A competition which is known as a combat consists of three rounds each of 30 seconds duration, and an additional round held to establish the winner in the event of a tie. Intervals between rounds should not be less than 30 seconds and a minimum interval of at least one minute is required between any two combats.

==Origins and history==
The sport was created and developed during the years 1980 to 1982 by Igor Ostrovsky, an underwater sports coach at the Moscow Technological Institute. It was first officially demonstrated in April 1982 in Moscow. The first International Competition was held during August 1993 in Moscow. During March 1996, representatives of diving federations from Russia, Ukraine and Israel met in Moscow to establish the International Aquathlon Association (IAA). IAA's goals are to develop the sport, encourage the foundation of national federations and associations to play the sport throughout the world, ensure the adoption of international rules of competition and authorise official international competitions. The sport was presented to CMAS in 2007 at the CMAS Games in Bari, Italy. It received recognition from CMAS at the General Assembly held in May 2008 and international level competition under the auspices of CMAS commenced in late 2008. In 2009, the Aquathlon Commission was established within the CMAS Sport Committee with Igor Ostrovsky as its inaugural president.

==Governing body==
The governing body is the Aquathlon Commission of the CMAS Sports Committee. As of March 2013, the following countries have affiliated with the Commission - Belarus, Croatia, Estonia, Italy, Kazakhstan, Lithuania and Russia.

==Medals==
According to CMAS Championships Archive

| Team (IOC code) | Gold Medals | Silver Medals | Bronze Medals | Total |
|---|---|---|---|---|
| RUS | 25 | 21 | 18 | 64 |
| ISR | 19 | 10 | 7 | 36 |
| BLR | 0 | 1 | 0 | 1 |
| UKR | 5 | 3 | 1 | 9 |
| CRO | 0 | 1 | 1 | 2 |
| LTU | 2 | 9 | 16 | 27 |
| ESP | 1 | 1 | 0 | 2 |
| EST ^{[BIZ]} | 4 | 5 | 9 | 18 |

- Included tournaments
- 1st European Championship 2010, Kazan, Russia
- 2nd Aquatlon World Cup 2011, Valladolid, Spain
- 2nd European Championship 2012, Perm, Russia
- Aquathlon Junior World Cup 2013, Evpatoriya, Ukrainia
- Aquathlon Junior Cup 2014, Kaunas, Lithuania
- Aquathlon World Cup 2016, Paldiski, Estonia
- Aquathlon World Cup 2017, Klaipeda, Lithuania

==Championships==
Prior to 1990, all competition was held in the Soviet Union. The 1st Russian Open Aquathlon Championship was held in Tula in 1992. In 1993, the 1st International Aquathlon Competition was held in Moscow with national teams from Israel, Russia and Ukraine in attendance. A series of Friendship Competitions were held between Israel and Jordan during 1997 in Aqaba, Jordan and during 1998 in Netanya, Israel. Between the years 2000 and 2006, international competitions were held in Moscow, Tula and Sochi in Russia, Istanbul in Turkey, and in Tiraspol in Moldova.

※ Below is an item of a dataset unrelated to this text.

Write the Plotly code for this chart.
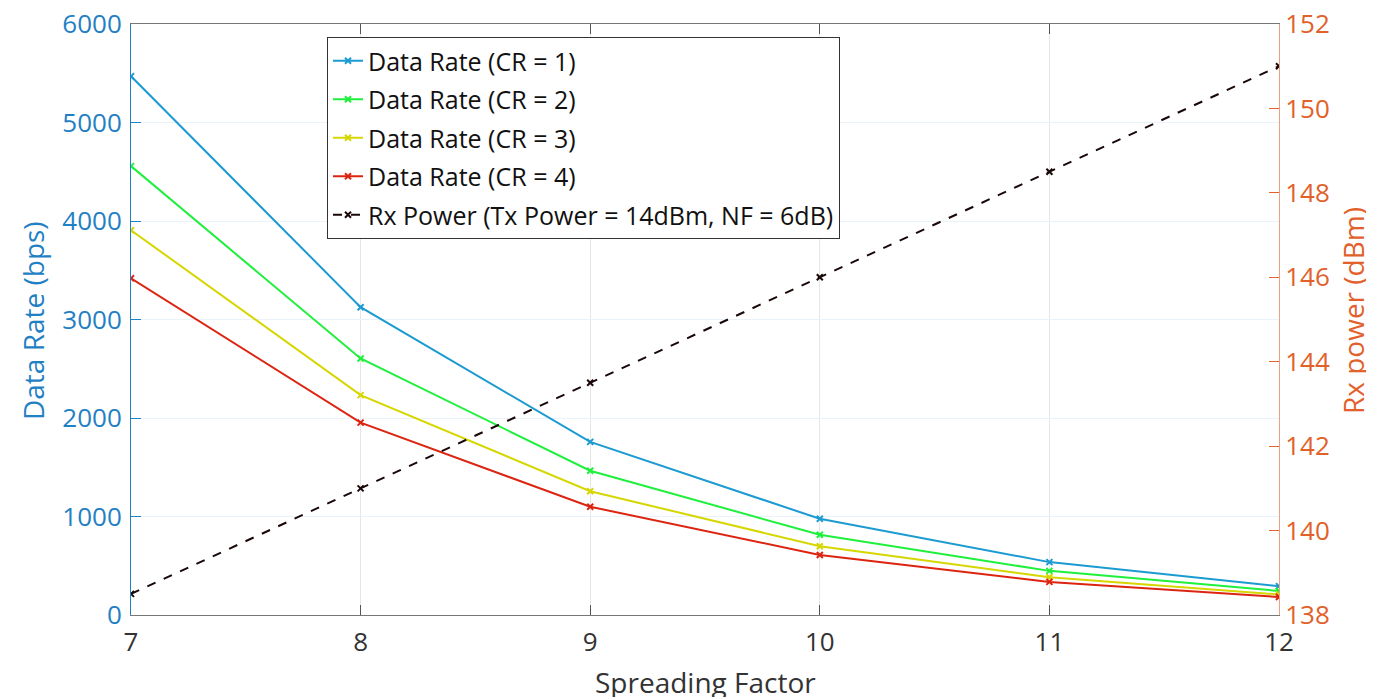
import plotly.graph_objects as go

spreading_factor = [7, 8, 9, 10, 11, 12]
rate_cr1 = [5469, 3125, 1758, 977, 537, 293]
rate_cr2 = [4557, 2604, 1465, 814, 448, 244]
rate_cr3 = [3906, 2232, 1256, 698, 384, 209]
rate_cr4 = [3418, 1953, 1099, 610, 336, 183]
rx_power = [138.5, 141, 143.5, 146, 148.5, 151]

series_names = ["Data Rate (CR = 1)", "Data Rate (CR = 2)", "Data Rate (CR = 3)", "Data Rate (CR = 4)"]
series_colors = ["#1b9bd1", "#1ef03c", "#d6d600", "#dc2410"]
rx_name = "Rx Power (Tx Power = 14dBm, NF = 6dB)"

BLUE = "#1f80c4"
ORANGE = "#e2602a"
FONT = "Open Sans"

# page body has an 8px margin, so the figure is drawn 8px in from the window edge
OFF = 8
W, H = 1374 - OFF, 697 - OFF
# plot area in window pixels: x 131..1279, y 24..615
PL, PR, PT, PB = 131, 1279, 24, 615
L, T = PL - OFF, PT - OFF
R, B = W - (PR - OFF), H - (PB - OFF)
PW, PH = PR - PL, PB - PT


def px_x(x):
    return (x - PL) / PW


def px_y(y):
    return (PB - y) / PH


fig = go.Figure()
for i, (name, vals, col) in enumerate(zip(series_names, [rate_cr1, rate_cr2, rate_cr3, rate_cr4], series_colors)):
    fig.add_trace(go.Scatter(
        x=spreading_factor, y=vals, name=name, mode="lines+markers",
        line=dict(color=col, width=2),
        marker=dict(symbol="x-thin", size=6, line=dict(color=col, width=2), color=col),
        yaxis="y", legendgroup=f"g{i}",
    ))
fig.add_trace(go.Scatter(
    x=spreading_factor, y=rx_power, name=rx_name, mode="lines+markers",
    line=dict(color="#1a0808", width=2, dash="dash"),
    marker=dict(symbol="x-thin", size=6, line=dict(color="#1a0808", width=2), color="#1a0808"),
    yaxis="y2", legendgroup="g4",
))

fig.update_layout(
    width=W, height=H,
    margin=dict(l=L, r=R, t=T, b=B, autoexpand=False),
    paper_bgcolor="white", plot_bgcolor="white",
    font=dict(family=FONT, size=26, color="#333333"),
    showlegend=True,
    legend=dict(
        x=px_x(327), y=px_y(37), xanchor="left", yanchor="top",
        bgcolor="white", bordercolor="#333333", borderwidth=1,
        font=dict(family=FONT, size=25, color="#111111"),
        tracegroupgap=3, itemwidth=30,
    ),
    xaxis=dict(
        range=[7, 12], tickvals=spreading_factor, ticktext=[str(v) for v in spreading_factor],
        ticks="inside", ticklen=10, tickcolor="#555555",
        showline=True, linecolor="#777777", linewidth=1, mirror="ticks",
        showgrid=True, gridcolor="#e6e6e6", gridwidth=1, zeroline=False,
        tickfont=dict(size=26, color="#333333"), automargin=False,
        ticklabeloverflow="allow", ticklabelstandoff=4,
    ),
    yaxis=dict(
        range=[0, 6000], tickvals=[0, 1000, 2000, 3000, 4000, 5000, 6000],
        ticks="inside", ticklen=10, tickcolor=BLUE,
        showline=True, linecolor=BLUE, linewidth=1,
        showgrid=True, gridcolor="#eaf2fa", gridwidth=1, zeroline=False,
        tickfont=dict(size=26, color=BLUE), automargin=False,
        ticklabeloverflow="allow", ticklabelstandoff=3,
    ),
    yaxis2=dict(
        range=[138, 152], tickvals=[138, 140, 142, 144, 146, 148, 150, 152],
        overlaying="y", side="right",
        ticks="inside", ticklen=10, tickcolor=ORANGE,
        showline=True, linecolor="#f0a080", linewidth=1,
        showgrid=False, zeroline=False,
        tickfont=dict(size=26, color=ORANGE), automargin=False,
        ticklabeloverflow="allow",
    ),
    annotations=[
        dict(text="Data Rate (bps)", xref="paper", yref="paper", x=px_x(33), y=px_y(320),
             xanchor="center", yanchor="middle", textangle=-90, showarrow=False,
             font=dict(family=FONT, size=28, color=BLUE)),
        dict(text="Rx power (dBm)", xref="paper", yref="paper", x=px_x(1353), y=px_y(311),
             xanchor="center", yanchor="middle", textangle=-90, showarrow=False,
             font=dict(family=FONT, size=28, color=ORANGE)),
        dict(text="Spreading Factor", xref="paper", yref="paper", x=px_x(705), y=px_y(682),
             xanchor="center", yanchor="middle", showarrow=False,
             font=dict(family=FONT, size=28, color="#333333")),
    ],
)

fig.write_html("out.html")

Since May 2008, the following major championships have been conducted under the auspices of CMAS:
- 3rd World Cup held in Kazan, Russia on 7 to 9 August 2013.
- Aquathlon Junior World Cup held in Yevpatoria, Ukraine from 29 to 31 March 2013.
- 2nd European Championship was held in Perm, Russia on 27 April 2012.
- 2nd World Cup held in Valladolid, Spain from 24 to 29 August 2011
- 1st European Championship held in Kazan, Russia on 25 July 2010.
- CMAS Aquathlon European Championship Open held in Kazan, Russia from 28 July to 1 August 2010
- 1st World Cup was held in St. Petersburg, Russia from 24 to 29 August 2009.
- 1st CMAS Aquathlon International Competition was held in Sochi, Russia, from 6 to 10 November 2008.